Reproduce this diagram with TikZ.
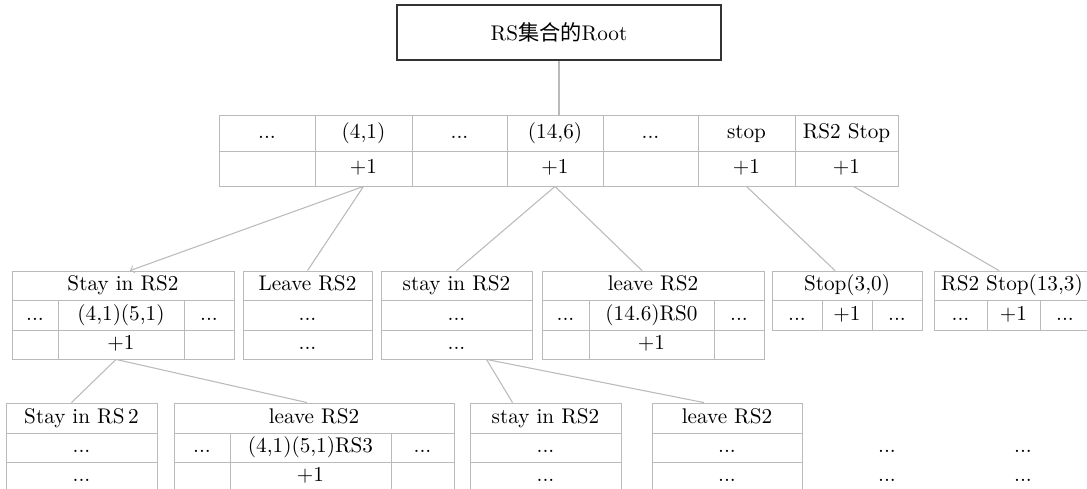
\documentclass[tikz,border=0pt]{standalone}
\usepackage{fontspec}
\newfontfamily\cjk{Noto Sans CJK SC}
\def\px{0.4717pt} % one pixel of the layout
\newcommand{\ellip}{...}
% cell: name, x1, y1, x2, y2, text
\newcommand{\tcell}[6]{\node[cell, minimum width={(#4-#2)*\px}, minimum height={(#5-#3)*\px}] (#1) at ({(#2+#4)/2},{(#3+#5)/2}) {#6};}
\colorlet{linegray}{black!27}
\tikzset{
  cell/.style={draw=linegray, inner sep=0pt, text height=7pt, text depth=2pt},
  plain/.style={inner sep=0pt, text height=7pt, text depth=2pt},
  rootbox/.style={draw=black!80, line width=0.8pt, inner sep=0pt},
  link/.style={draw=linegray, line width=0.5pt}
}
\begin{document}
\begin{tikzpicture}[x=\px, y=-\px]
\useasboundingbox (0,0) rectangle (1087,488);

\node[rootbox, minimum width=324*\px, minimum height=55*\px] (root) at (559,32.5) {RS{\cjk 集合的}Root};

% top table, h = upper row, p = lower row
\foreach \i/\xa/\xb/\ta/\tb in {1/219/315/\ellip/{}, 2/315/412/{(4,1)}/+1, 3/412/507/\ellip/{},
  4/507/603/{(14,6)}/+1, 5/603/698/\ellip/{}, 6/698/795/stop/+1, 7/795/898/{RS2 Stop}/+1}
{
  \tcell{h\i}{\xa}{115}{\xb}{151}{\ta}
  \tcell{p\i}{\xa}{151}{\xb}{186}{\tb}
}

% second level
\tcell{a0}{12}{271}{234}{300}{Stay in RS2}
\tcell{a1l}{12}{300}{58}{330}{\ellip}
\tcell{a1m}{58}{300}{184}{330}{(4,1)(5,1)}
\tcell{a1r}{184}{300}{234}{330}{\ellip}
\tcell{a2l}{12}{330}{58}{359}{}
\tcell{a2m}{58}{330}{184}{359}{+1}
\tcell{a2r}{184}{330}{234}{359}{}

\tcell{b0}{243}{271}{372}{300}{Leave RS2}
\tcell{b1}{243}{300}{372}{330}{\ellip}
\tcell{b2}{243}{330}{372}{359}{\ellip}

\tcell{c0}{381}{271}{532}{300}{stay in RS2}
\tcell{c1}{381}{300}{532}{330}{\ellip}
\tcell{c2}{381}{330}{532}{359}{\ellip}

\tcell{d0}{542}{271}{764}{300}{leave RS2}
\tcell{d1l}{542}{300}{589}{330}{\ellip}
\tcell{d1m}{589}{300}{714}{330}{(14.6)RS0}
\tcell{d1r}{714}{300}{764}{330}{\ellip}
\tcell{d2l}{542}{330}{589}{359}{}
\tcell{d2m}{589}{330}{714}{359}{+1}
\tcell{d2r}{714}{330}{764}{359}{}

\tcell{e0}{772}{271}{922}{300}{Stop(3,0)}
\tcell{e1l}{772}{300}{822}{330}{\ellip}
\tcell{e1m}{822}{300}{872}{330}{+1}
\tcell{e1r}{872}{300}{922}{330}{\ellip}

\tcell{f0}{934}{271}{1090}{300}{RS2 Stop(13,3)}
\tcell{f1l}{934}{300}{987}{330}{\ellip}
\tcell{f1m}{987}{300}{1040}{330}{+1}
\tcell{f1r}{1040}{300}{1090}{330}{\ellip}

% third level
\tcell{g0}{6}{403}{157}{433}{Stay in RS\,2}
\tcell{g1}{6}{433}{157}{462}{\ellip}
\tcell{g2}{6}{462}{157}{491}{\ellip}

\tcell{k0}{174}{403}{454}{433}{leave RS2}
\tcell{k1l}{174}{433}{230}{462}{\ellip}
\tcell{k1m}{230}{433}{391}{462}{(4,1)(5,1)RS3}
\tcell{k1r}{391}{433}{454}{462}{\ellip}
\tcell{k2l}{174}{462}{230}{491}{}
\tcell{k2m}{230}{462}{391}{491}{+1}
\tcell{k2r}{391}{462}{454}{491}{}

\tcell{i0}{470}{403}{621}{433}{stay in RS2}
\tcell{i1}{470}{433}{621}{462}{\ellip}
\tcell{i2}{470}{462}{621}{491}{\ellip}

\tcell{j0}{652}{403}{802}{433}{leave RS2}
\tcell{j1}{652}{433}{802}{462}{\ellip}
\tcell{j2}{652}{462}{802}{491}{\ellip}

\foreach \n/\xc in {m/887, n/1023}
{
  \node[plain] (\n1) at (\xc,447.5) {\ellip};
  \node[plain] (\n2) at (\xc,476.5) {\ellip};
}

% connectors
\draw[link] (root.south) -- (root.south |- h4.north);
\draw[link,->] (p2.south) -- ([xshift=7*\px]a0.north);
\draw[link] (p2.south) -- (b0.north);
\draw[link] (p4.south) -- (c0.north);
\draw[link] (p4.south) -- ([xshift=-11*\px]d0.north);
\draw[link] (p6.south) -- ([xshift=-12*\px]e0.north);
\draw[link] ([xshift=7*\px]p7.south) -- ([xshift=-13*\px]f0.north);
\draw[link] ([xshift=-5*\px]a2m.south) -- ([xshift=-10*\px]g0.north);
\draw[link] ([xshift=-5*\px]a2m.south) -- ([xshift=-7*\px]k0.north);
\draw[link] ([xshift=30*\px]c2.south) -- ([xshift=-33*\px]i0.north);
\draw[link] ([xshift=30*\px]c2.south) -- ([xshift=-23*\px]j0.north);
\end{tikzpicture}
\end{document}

* **EXERCISE DESCRIPTION**
Write out exactly the opening lines of the data, stopping after the line that holds "minimum width=324*\px, minimum". Exclude pictures.

* **WRITTEN ANSWER**
Reproduce this diagram with TikZ.
\documentclass[tikz,border=0pt]{standalone}
\usepackage{fontspec}
\newfontfamily\cjk{Noto Sans CJK SC}
\def\px{0.4717pt} % one pixel of the layout
\newcommand{\ellip}{...}
% cell: name, x1, y1, x2, y2, text
\newcommand{\tcell}[6]{\node[cell, minimum width={(#4-#2)*\px}, minimum height={(#5-#3)*\px}] (#1) at ({(#2+#4)/2},{(#3+#5)/2}) {#6};}
\colorlet{linegray}{black!27}
\tikzset{
  cell/.style={draw=linegray, inner sep=0pt, text height=7pt, text depth=2pt},
  plain/.style={inner sep=0pt, text height=7pt, text depth=2pt},
  rootbox/.style={draw=black!80, line width=0.8pt, inner sep=0pt},
  link/.style={draw=linegray, line width=0.5pt}
}
\begin{document}
\begin{tikzpicture}[x=\px, y=-\px]
\useasboundingbox (0,0) rectangle (1087,488);

\node[rootbox, minimum width=324*\px, minimum height=55*\px] (root) at (559,32.5) {RS{\cjk 集合的}Root};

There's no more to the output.